事象のホライゾン
ボルティモアウイルス研究所から抗COVID19ウイルスアンプルを受け取った俺は、そのままウイリアムと別れ、タイムマシーンで未来、2036年に飛んだ。
最新型タイムマシーン、TM-076型は文字通り手のひらサイズ、時計に擬装されたタイムマシン端末だが、実際のタイムマシーンは2036年のネバダ空軍基地の地下にある。
時象干渉器と呼ばれる巨大なタイムマシーンを、飛んだ時間から遠隔で動かし、過去の自分を未来に、あるいは過去へと運ぶものだ。
俺は時計に擬装されたタイムマシンリモコンを操作し、重力場が自分を包むように包んでいくのを感じて、サングラス型視覚排除器のスイッチをオンにした。
最新型タイムマシンは事象のホライゾンを直視し、それが人を時として発狂させるというデータが出ている。
まるで自分が膨張し続けるような錯覚を感じ、そのうちに思考のなかに自分ではない何者かの考えが入ってくる。

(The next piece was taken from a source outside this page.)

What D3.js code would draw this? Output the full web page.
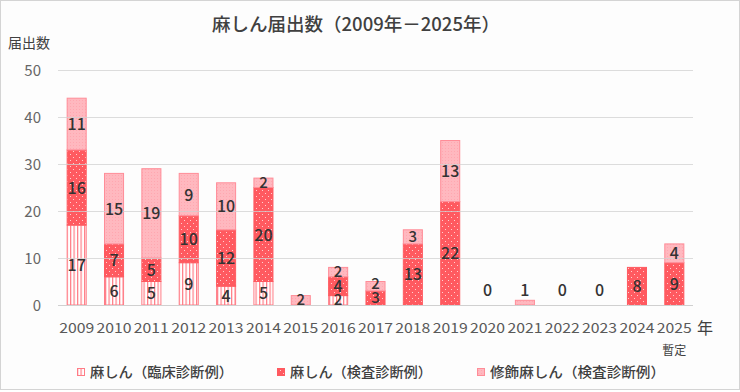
<!DOCTYPE html>
<html><head><meta charset="utf-8">
<script src="https://cdn.jsdelivr.net/npm/d3@7/dist/d3.min.js"></script>
<style>html,body{margin:0;padding:0;background:#fff}svg{display:block}</style>
</head><body>
<script>
const years = ["2009","2010","2011","2012","2013","2014","2015","2016","2017","2018","2019","2020","2021","2022","2023","2024","2025"];
const clinical = [17,6,5,9,4,5,0,2,0,0,0,0,0,0,0,0,0];
const lab      = [16,7,5,10,12,20,0,4,3,13,22,0,0,0,0,8,9];
const modified = [11,15,19,9,10,2,2,2,2,3,13,0,1,0,0,0,4];
const seriesNames = ["麻しん（臨床診断例）","麻しん（検査診断例）","修飾麻しん（検査診断例）"];
const yTicks = [0,10,20,30,40,50];
const title = "麻しん届出数（2009年－2025年）";

const W = 740, H = 392;
const font = "'Noto Sans CJK JP','Noto Sans',sans-serif";
const svg = d3.select("body").append("svg").attr("width", W).attr("height", H);
svg.append("rect").attr("x",0.5).attr("y",0.5).attr("width",W-1).attr("height",389)
  .attr("fill","#fdfdfd").attr("stroke","#d4d4d4");

const defs = svg.append("defs");
const pS = defs.append("pattern").attr("id","stripe").attr("patternUnits","userSpaceOnUse").attr("width",3.5).attr("height",4);
pS.append("rect").attr("width",3.5).attr("height",4).attr("fill","#fff");
pS.append("rect").attr("x",0).attr("width",1.2).attr("height",4).attr("fill","#ff7c86");
const pD = defs.append("pattern").attr("id","dots").attr("patternUnits","userSpaceOnUse").attr("width",6).attr("height",6);
pD.append("rect").attr("width",6).attr("height",6).attr("fill","#ff5a60");
pD.append("rect").attr("x",1).attr("y",1).attr("width",1).attr("height",1).attr("fill","#ffd0d0");
pD.append("rect").attr("x",4).attr("y",4).attr("width",1).attr("height",1).attr("fill","#ffd0d0");
const pP = defs.append("pattern").attr("id","pink").attr("patternUnits","userSpaceOnUse").attr("width",3).attr("height",3);
pP.append("rect").attr("width",3).attr("height",3).attr("fill","#ffb8bf");
pP.append("rect").attr("x",1).attr("y",1).attr("width",1).attr("height",1).attr("fill","#ffa7b0");
const fills = ["url(#stripe)","url(#dots)","url(#pink)"];
const strokes = ["#ff7c86","#ff5a60","#ff8d98"];

const x = d3.scaleBand().domain(years).range([58,693]).paddingInner(0.49).paddingOuter(0.245);
const y = d3.scaleLinear().domain([0,50]).range([305,70]);

// title
svg.append("text").attr("x",356).attr("y",31).attr("text-anchor","middle")
  .attr("font-family",font).attr("font-size",18).attr("font-weight",500).attr("fill","#404040")
  .attr("textLength",288).attr("lengthAdjust","spacingAndGlyphs").text(title);
svg.append("text").attr("x",8).attr("y",48).attr("font-family",font).attr("font-size",14)
  .attr("fill","#404040").text("届出数");

// y tick labels
svg.append("g").selectAll("text").data(yTicks).join("text")
  .attr("x",41).attr("y",d=>y(d)+5.5).attr("text-anchor","end")
  .attr("font-family",font).attr("font-size",15).attr("fill","#666").text(d=>d);

// stacked data
const rows = years.map((yr,i)=>({year:yr, c:clinical[i], l:lab[i], m:modified[i]}));
const stack = d3.stack().keys(["c","l","m"])(rows);
const gBars = svg.append("g");
stack.forEach((s,si)=>{
  gBars.selectAll(null).data(s.filter(d=>d[1]-d[0]>0)).join("rect")
    .attr("x",d=>x(d.data.year)).attr("width",x.bandwidth())
    .attr("y",d=>y(d[1])).attr("height",d=>y(d[0])-y(d[1]))
    .attr("fill",fills[si]).attr("stroke",strokes[si]).attr("stroke-width",1);
});

// gridlines
svg.append("g").selectAll("line").data(yTicks).join("line")
  .attr("x1",58).attr("x2",693).attr("y1",d=>Math.round(y(d))+0.5).attr("y2",d=>Math.round(y(d))+0.5)
  .attr("stroke","#d0d0d0").attr("stroke-opacity",d=>d===0?1:0.75).attr("stroke-width",1);

// labels
const gL = svg.append("g").attr("font-family",font).attr("font-weight",500)
  .attr("fill","#333").attr("text-anchor","middle");
rows.forEach(r=>{
  const tot = r.c + r.l + r.m;
  const cx = x(r.year) + x.bandwidth()/2;
  if (tot < 2) {
    gL.append("text").attr("x",cx).attr("y",y(3.2)+6).attr("font-size",16).text(tot);
    return;
  }
  let base = 0, lastY = Infinity;
  [r.c,r.l,r.m].forEach(v=>{
    if (v>0) {
      let ly = y(base+v/2);
      if (ly > lastY - 14) ly = lastY - 14;
      const small = (y(base)-y(base+v)) < 16;
      gL.append("text").attr("x",cx).attr("y",ly+(small?5:6)).attr("font-size",small?15:16).text(v);
      lastY = ly;
    }
    base += v;
  });
});

// x labels
svg.append("g").selectAll("text").data(years).join("text")
  .attr("x",d=>x(d)+x.bandwidth()/2).attr("y",333).attr("text-anchor","middle")
  .attr("font-family",font).attr("font-size",14).attr("fill","#595959")
  .attr("textLength",35).attr("lengthAdjust","spacingAndGlyphs").text(d=>d);
svg.append("text").attr("x",697).attr("y",334).attr("font-family",font).attr("font-size",16)
  .attr("fill","#404040").text("年");
svg.append("text").attr("x",x("2025")+x.bandwidth()/2).attr("y",355).attr("text-anchor","middle")
  .attr("font-family",font).attr("font-size",12).attr("fill","#404040").text("暫定");

// legend
const legX = [77,277,477];
const legLen = [143,142,175];
const gLeg = svg.append("g");
seriesNames.forEach((n,i)=>{
  gLeg.append("rect").attr("x",legX[i]+0.5).attr("y",368.5).attr("width",7).attr("height",7)
    .attr("fill",fills[i]).attr("stroke",strokes[i]);
  gLeg.append("text").attr("x",legX[i]+13).attr("y",377).attr("font-family",font).attr("font-size",14)
    .attr("font-weight",500).attr("fill","#404040")
    .attr("textLength",legLen[i]).attr("lengthAdjust","spacingAndGlyphs").text(n);
});
</script>
</body></html>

やがて思考は追従不可能なほど早くなり、自分がなにものであるのかすら忘れていった。
「ジョン……、ジョン、タイター35番?」
気を失ったらしい俺を女性の医師が揺り起こす。
「ジョン、タイター35番、ここがどこだかわかりますか?」
「エリア51のタイムマシーンの中では?」
「何年の?」
「2036年1月21日です」
「任務を覚えていますか?」
「ボルティモアウイルス研究所から抗COVID19ウイルスのアンプルを回収するのが任務です」
「そのとおり。抗ウイルスアンプルは回収されました」
「治験は?」
「解析が終了後、全人類への投与が行われます」
「俺はなぜ気を失ったのでしょうか?」
「今回の任務が多くの世界線を新たに生んだからです」
「そうですか。俺はうまくやれたのでしょうか?」
「上出来です。自室に戻って静養する前に、このまま検査をしましょう。医務室で」
俺はそう言われ、担架に移されて医務室で検査を受けた。
異常は特に発見されず、そのまま二週間の経過予知と静養が言い渡された。